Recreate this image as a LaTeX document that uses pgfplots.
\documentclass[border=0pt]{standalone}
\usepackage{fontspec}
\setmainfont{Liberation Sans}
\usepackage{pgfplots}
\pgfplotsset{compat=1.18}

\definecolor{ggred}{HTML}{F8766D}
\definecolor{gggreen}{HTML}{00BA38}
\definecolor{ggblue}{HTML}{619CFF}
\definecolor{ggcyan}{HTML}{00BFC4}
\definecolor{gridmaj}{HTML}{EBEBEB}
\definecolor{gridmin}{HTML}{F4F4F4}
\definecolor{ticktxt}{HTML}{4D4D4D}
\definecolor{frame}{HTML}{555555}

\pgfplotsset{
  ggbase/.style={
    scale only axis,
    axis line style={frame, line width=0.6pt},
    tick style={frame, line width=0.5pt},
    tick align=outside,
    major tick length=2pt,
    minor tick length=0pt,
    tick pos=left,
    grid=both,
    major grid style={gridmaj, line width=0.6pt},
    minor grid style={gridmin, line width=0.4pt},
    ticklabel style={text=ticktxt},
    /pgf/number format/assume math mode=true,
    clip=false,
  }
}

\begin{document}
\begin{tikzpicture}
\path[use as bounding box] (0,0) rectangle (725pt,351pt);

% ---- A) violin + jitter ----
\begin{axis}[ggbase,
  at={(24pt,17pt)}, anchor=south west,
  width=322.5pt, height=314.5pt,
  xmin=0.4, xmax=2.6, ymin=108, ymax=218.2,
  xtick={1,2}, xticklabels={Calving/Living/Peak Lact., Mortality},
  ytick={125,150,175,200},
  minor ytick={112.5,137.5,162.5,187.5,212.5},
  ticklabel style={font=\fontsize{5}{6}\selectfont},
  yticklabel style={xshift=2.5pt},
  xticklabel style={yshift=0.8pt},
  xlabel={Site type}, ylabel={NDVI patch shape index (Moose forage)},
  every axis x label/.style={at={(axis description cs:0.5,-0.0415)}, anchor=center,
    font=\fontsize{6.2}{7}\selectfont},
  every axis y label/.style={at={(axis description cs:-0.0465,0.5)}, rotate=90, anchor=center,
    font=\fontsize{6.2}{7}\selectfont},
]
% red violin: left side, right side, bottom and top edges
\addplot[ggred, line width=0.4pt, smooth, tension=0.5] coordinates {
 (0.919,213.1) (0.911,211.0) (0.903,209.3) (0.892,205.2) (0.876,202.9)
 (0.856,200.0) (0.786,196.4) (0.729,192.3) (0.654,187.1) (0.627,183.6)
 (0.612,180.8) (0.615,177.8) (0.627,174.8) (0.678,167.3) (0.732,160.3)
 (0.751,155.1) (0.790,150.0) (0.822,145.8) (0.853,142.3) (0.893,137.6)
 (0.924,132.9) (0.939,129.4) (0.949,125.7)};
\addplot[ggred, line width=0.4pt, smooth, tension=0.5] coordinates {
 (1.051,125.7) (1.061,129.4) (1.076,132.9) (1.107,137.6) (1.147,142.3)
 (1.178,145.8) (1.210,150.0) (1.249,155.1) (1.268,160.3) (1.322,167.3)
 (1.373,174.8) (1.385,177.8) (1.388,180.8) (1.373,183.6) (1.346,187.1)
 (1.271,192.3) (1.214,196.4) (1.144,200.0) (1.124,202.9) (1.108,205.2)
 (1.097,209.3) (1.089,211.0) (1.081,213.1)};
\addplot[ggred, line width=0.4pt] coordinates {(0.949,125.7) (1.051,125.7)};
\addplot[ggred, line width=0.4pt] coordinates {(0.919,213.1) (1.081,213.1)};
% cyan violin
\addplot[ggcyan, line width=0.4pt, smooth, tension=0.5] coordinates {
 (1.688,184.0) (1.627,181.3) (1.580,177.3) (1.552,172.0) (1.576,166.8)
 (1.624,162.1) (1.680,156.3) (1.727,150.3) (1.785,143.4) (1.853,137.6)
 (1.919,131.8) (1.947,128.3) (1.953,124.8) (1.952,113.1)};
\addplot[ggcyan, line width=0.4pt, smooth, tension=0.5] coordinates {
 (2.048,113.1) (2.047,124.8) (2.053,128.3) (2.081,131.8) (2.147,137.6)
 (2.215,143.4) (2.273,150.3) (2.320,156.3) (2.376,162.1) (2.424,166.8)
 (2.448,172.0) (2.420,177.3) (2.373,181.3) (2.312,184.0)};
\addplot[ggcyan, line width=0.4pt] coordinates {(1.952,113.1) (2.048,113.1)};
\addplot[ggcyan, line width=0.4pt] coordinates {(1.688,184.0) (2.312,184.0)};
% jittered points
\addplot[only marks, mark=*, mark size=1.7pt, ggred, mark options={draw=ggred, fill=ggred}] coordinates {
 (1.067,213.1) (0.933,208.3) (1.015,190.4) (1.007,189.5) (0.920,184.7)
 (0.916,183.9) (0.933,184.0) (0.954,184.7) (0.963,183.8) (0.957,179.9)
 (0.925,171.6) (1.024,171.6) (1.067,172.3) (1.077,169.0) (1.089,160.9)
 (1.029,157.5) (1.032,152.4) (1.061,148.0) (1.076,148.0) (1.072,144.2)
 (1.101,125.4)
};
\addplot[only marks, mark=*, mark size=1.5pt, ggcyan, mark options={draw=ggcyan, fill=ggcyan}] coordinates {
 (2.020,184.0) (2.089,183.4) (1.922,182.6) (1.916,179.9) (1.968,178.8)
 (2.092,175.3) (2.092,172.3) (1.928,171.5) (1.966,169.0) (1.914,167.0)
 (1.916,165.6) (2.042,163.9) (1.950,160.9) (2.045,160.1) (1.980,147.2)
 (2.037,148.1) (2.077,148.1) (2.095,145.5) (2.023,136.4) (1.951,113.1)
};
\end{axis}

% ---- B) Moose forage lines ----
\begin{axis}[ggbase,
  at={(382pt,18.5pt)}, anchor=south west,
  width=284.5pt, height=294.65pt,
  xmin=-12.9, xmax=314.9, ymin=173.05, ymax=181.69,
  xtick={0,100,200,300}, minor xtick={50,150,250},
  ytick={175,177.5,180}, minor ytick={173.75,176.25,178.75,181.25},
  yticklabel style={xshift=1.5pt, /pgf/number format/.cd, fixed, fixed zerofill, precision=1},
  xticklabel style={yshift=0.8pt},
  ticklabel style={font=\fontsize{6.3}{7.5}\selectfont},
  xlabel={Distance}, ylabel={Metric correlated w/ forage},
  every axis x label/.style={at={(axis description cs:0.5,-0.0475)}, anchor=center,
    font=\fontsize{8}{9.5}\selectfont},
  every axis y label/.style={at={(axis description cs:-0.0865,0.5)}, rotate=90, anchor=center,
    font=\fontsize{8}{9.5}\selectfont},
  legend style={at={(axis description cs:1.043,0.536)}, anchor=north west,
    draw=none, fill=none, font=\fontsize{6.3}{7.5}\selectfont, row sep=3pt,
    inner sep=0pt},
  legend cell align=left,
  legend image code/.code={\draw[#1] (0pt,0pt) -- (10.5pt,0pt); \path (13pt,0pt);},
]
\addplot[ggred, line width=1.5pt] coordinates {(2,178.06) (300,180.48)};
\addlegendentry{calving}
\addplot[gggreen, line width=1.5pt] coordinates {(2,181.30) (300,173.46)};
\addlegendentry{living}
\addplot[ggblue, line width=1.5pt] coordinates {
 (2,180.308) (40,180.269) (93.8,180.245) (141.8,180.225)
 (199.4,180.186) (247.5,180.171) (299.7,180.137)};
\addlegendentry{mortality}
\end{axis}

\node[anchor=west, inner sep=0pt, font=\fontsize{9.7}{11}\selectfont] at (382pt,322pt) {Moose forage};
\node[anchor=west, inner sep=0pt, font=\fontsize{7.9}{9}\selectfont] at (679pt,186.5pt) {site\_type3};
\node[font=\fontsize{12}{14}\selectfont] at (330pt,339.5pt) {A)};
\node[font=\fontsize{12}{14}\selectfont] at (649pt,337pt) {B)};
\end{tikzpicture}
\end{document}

==================================================

§ Exercise goal: From the top of the listing above, restate each line word for word up to and including the line with "(0,0) rectangle (725pt,351pt);"; add nothing else.

§ Written answer:
Recreate this image as a LaTeX document that uses pgfplots.
\documentclass[border=0pt]{standalone}
\usepackage{fontspec}
\setmainfont{Liberation Sans}
\usepackage{pgfplots}
\pgfplotsset{compat=1.18}

\definecolor{ggred}{HTML}{F8766D}
\definecolor{gggreen}{HTML}{00BA38}
\definecolor{ggblue}{HTML}{619CFF}
\definecolor{ggcyan}{HTML}{00BFC4}
\definecolor{gridmaj}{HTML}{EBEBEB}
\definecolor{gridmin}{HTML}{F4F4F4}
\definecolor{ticktxt}{HTML}{4D4D4D}
\definecolor{frame}{HTML}{555555}

\pgfplotsset{
  ggbase/.style={
    scale only axis,
    axis line style={frame, line width=0.6pt},
    tick style={frame, line width=0.5pt},
    tick align=outside,
    major tick length=2pt,
    minor tick length=0pt,
    tick pos=left,
    grid=both,
    major grid style={gridmaj, line width=0.6pt},
    minor grid style={gridmin, line width=0.4pt},
    ticklabel style={text=ticktxt},
    /pgf/number format/assume math mode=true,
    clip=false,
  }
}

\begin{document}
\begin{tikzpicture}
\path[use as bounding box] (0,0) rectangle (725pt,351pt);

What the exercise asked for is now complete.